#### [DATA PROVIDED]

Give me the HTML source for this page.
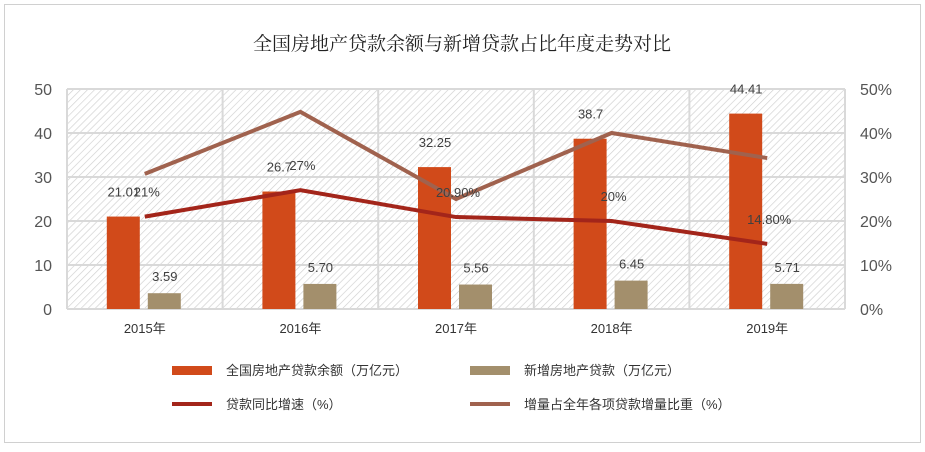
<!DOCTYPE html>
<html><head><meta charset="utf-8"><style>
body{margin:0;background:#fff;}
svg text{font-family:"Liberation Sans","Noto Sans CJK SC",sans-serif;}
svg text.title{font-family:"Liberation Serif","Noto Serif CJK SC",serif;}
</style></head><body>
<svg width="925" height="447" viewBox="0 0 925 447">
<defs>
<pattern id="hatch" width="5" height="5" patternUnits="userSpaceOnUse" patternTransform="rotate(45)">
<rect width="5" height="5" fill="#fff"/><line x1="0" y1="0" x2="0" y2="5" stroke="#cfcfcf" stroke-width="1.3"/>
</pattern>
</defs>
<rect x="4.5" y="4.5" width="916" height="438" fill="#fff" stroke="#d0d0d0"/>
<text class="title" x="462" y="50" text-anchor="middle" font-size="19" fill="#222" style="font-family:'Noto Serif CJK SC',serif">全国房地产贷款余额与新增贷款占比年度走势对比</text>
<rect x="67" y="89" width="778" height="220" fill="url(#hatch)"/>
<g id="grid"></g><g id="marks"></g><g id="labels"></g>
<g>
<rect x="172" y="366" width="40" height="9" fill="#d14a1a"/>
<text x="226" y="375" font-size="13" fill="#333">全国房地产贷款余额（万亿元）</text>
<rect x="470" y="366" width="40" height="9" fill="#a38f6c"/>
<text x="524" y="375" font-size="13" fill="#333">新增房地产贷款（万亿元）</text>
<line x1="172" y1="404" x2="212" y2="404" stroke="#a3251a" stroke-width="4"/>
<text x="226" y="409" font-size="13" fill="#333">贷款同比增速（%）</text>
<line x1="470" y1="404" x2="510" y2="404" stroke="#a0624e" stroke-width="4"/>
<text x="524" y="409" font-size="13" fill="#333">增量占全年各项贷款增量比重（%）</text>
</g>
</svg>
<script>
const categories=["2015年","2016年","2017年","2018年","2019年"];
const balance=[21.01,26.7,32.25,38.7,44.41];
const balanceLabels=["21.01","26.7","32.25","38.7","44.41"];
const newLoans=[3.59,5.70,5.56,6.45,5.71];
const newLabels=["3.59","5.70","5.56","6.45","5.71"];
const growth=[21,27,20.9,20,14.8];
const growthLabels=["21%","27%","20.90%","20%","14.80%"];
const share=[30.7,44.8,25,40,34.3];
const leftTicks=[0,10,20,30,40,50];
const rightTicks=[0,10,20,30,40,50];

const NS="http://www.w3.org/2000/svg";
const L=67,R=845,T=89,B=309;
const bw=(R-L)/categories.length;
const xc=i=>L+bw*(i+0.5);
const yL=v=>B-(v/50)*(B-T);
const yR=v=>B-(v/50)*(B-T);
function mk(tag,attrs,parent,text){const e=document.createElementNS(NS,tag);for(const k in attrs)e.setAttribute(k,attrs[k]);if(text!==undefined)e.textContent=text;document.getElementById(parent).appendChild(e);return e;}
leftTicks.forEach(t=>{
 const g=mk('line',{x1:L,x2:R,y1:yL(t),y2:yL(t),stroke:'#d9d9d9','stroke-width':2},'grid');
 
 
 const tx=mk('text',{x:52,y:yL(t)+6,'text-anchor':'end','font-size':16,fill:'#555'},'labels',String(t));
 
 
});
rightTicks.forEach(t=>{
 const tx=mk('text',{x:860,y:yR(t)+6,'font-size':16,fill:'#555'},'labels',t+'%');
 
 
});
for(let i=0;i<=categories.length;i++){
 const v=mk('line',{x1:L+bw*i,x2:L+bw*i,y1:T,y2:B,stroke:'#d9d9d9','stroke-width':2},'grid');
 
 
}
categories.forEach((c,i)=>{
 const tx=mk('text',{x:xc(i),y:333,'text-anchor':'middle','font-size':13,fill:'#333'},'labels',c);
 
 
 const b1=mk('rect',{x:xc(i)-38,y:yL(balance[i]),width:33,height:B-yL(balance[i]),fill:'#d14a1a'},'marks');
 
 
 const b2=mk('rect',{x:xc(i)+3,y:yL(newLoans[i]),width:33,height:B-yL(newLoans[i]),fill:'#a38f6c'},'marks');
 
 
 const l1=mk('text',{x:xc(i)-21,y:yL(balance[i])-20,'text-anchor':'middle','font-size':13,fill:'#404040'},'labels',balanceLabels[i]);
 
 
 const l2=mk('text',{x:xc(i)+20,y:yL(newLoans[i])-12,'text-anchor':'middle','font-size':13,fill:'#404040'},'labels',newLabels[i]);
 
 
 const l3=mk('text',{x:xc(i)+2,y:yR(growth[i])-20,'text-anchor':'middle','font-size':13,fill:'#404040'},'labels',growthLabels[i]);
 
 
});
const p2=mk('polyline',{points:share.map((v,i)=>xc(i)+','+yR(v)).join(' '),fill:'none',stroke:'#a0624e','stroke-width':4},'marks');


const p1=mk('polyline',{points:growth.map((v,i)=>xc(i)+','+yR(v)).join(' '),fill:'none',stroke:'#a3251a','stroke-width':4},'marks');


</script>
</body></html>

#### [WHAT YOU NEED TO DO]
Reproduce the material in full, word for word, and omit the pictures.

#### [TASK OUTPUT]
Give me the HTML source for this page.
<!DOCTYPE html>
<html><head><meta charset="utf-8"><style>
body{margin:0;background:#fff;}
svg text{font-family:"Liberation Sans","Noto Sans CJK SC",sans-serif;}
svg text.title{font-family:"Liberation Serif","Noto Serif CJK SC",serif;}
</style></head><body>
<svg width="925" height="447" viewBox="0 0 925 447">
<defs>
<pattern id="hatch" width="5" height="5" patternUnits="userSpaceOnUse" patternTransform="rotate(45)">
<rect width="5" height="5" fill="#fff"/><line x1="0" y1="0" x2="0" y2="5" stroke="#cfcfcf" stroke-width="1.3"/>
</pattern>
</defs>
<rect x="4.5" y="4.5" width="916" height="438" fill="#fff" stroke="#d0d0d0"/>
<text class="title" x="462" y="50" text-anchor="middle" font-size="19" fill="#222" style="font-family:'Noto Serif CJK SC',serif">全国房地产贷款余额与新增贷款占比年度走势对比</text>
<rect x="67" y="89" width="778" height="220" fill="url(#hatch)"/>
<g id="grid"></g><g id="marks"></g><g id="labels"></g>
<g>
<rect x="172" y="366" width="40" height="9" fill="#d14a1a"/>
<text x="226" y="375" font-size="13" fill="#333">全国房地产贷款余额（万亿元）</text>
<rect x="470" y="366" width="40" height="9" fill="#a38f6c"/>
<text x="524" y="375" font-size="13" fill="#333">新增房地产贷款（万亿元）</text>
<line x1="172" y1="404" x2="212" y2="404" stroke="#a3251a" stroke-width="4"/>
<text x="226" y="409" font-size="13" fill="#333">贷款同比增速（%）</text>
<line x1="470" y1="404" x2="510" y2="404" stroke="#a0624e" stroke-width="4"/>
<text x="524" y="409" font-size="13" fill="#333">增量占全年各项贷款增量比重（%）</text>
</g>
</svg>
<script>
const categories=["2015年","2016年","2017年","2018年","2019年"];
const balance=[21.01,26.7,32.25,38.7,44.41];
const balanceLabels=["21.01","26.7","32.25","38.7","44.41"];
const newLoans=[3.59,5.70,5.56,6.45,5.71];
const newLabels=["3.59","5.70","5.56","6.45","5.71"];
const growth=[21,27,20.9,20,14.8];
const growthLabels=["21%","27%","20.90%","20%","14.80%"];
const share=[30.7,44.8,25,40,34.3];
const leftTicks=[0,10,20,30,40,50];
const rightTicks=[0,10,20,30,40,50];

const NS="http://www.w3.org/2000/svg";
const L=67,R=845,T=89,B=309;
const bw=(R-L)/categories.length;
const xc=i=>L+bw*(i+0.5);
const yL=v=>B-(v/50)*(B-T);
const yR=v=>B-(v/50)*(B-T);
function mk(tag,attrs,parent,text){const e=document.createElementNS(NS,tag);for(const k in attrs)e.setAttribute(k,attrs[k]);if(text!==undefined)e.textContent=text;document.getElementById(parent).appendChild(e);return e;}
leftTicks.forEach(t=>{
 const g=mk('line',{x1:L,x2:R,y1:yL(t),y2:yL(t),stroke:'#d9d9d9','stroke-width':2},'grid');
 
 
 const tx=mk('text',{x:52,y:yL(t)+6,'text-anchor':'end','font-size':16,fill:'#555'},'labels',String(t));
 
 
});
rightTicks.forEach(t=>{
 const tx=mk('text',{x:860,y:yR(t)+6,'font-size':16,fill:'#555'},'labels',t+'%');
 
 
});
for(let i=0;i<=categories.length;i++){
 const v=mk('line',{x1:L+bw*i,x2:L+bw*i,y1:T,y2:B,stroke:'#d9d9d9','stroke-width':2},'grid');
 
 
}
categories.forEach((c,i)=>{
 const tx=mk('text',{x:xc(i),y:333,'text-anchor':'middle','font-size':13,fill:'#333'},'labels',c);
 
 
 const b1=mk('rect',{x:xc(i)-38,y:yL(balance[i]),width:33,height:B-yL(balance[i]),fill:'#d14a1a'},'marks');
 
 
 const b2=mk('rect',{x:xc(i)+3,y:yL(newLoans[i]),width:33,height:B-yL(newLoans[i]),fill:'#a38f6c'},'marks');
 
 
 const l1=mk('text',{x:xc(i)-21,y:yL(balance[i])-20,'text-anchor':'middle','font-size':13,fill:'#404040'},'labels',balanceLabels[i]);
 
 
 const l2=mk('text',{x:xc(i)+20,y:yL(newLoans[i])-12,'text-anchor':'middle','font-size':13,fill:'#404040'},'labels',newLabels[i]);
 
 
 const l3=mk('text',{x:xc(i)+2,y:yR(growth[i])-20,'text-anchor':'middle','font-size':13,fill:'#404040'},'labels',growthLabels[i]);
 
 
});
const p2=mk('polyline',{points:share.map((v,i)=>xc(i)+','+yR(v)).join(' '),fill:'none',stroke:'#a0624e','stroke-width':4},'marks');


const p1=mk('polyline',{points:growth.map((v,i)=>xc(i)+','+yR(v)).join(' '),fill:'none',stroke:'#a3251a','stroke-width':4},'marks');


</script>
</body></html>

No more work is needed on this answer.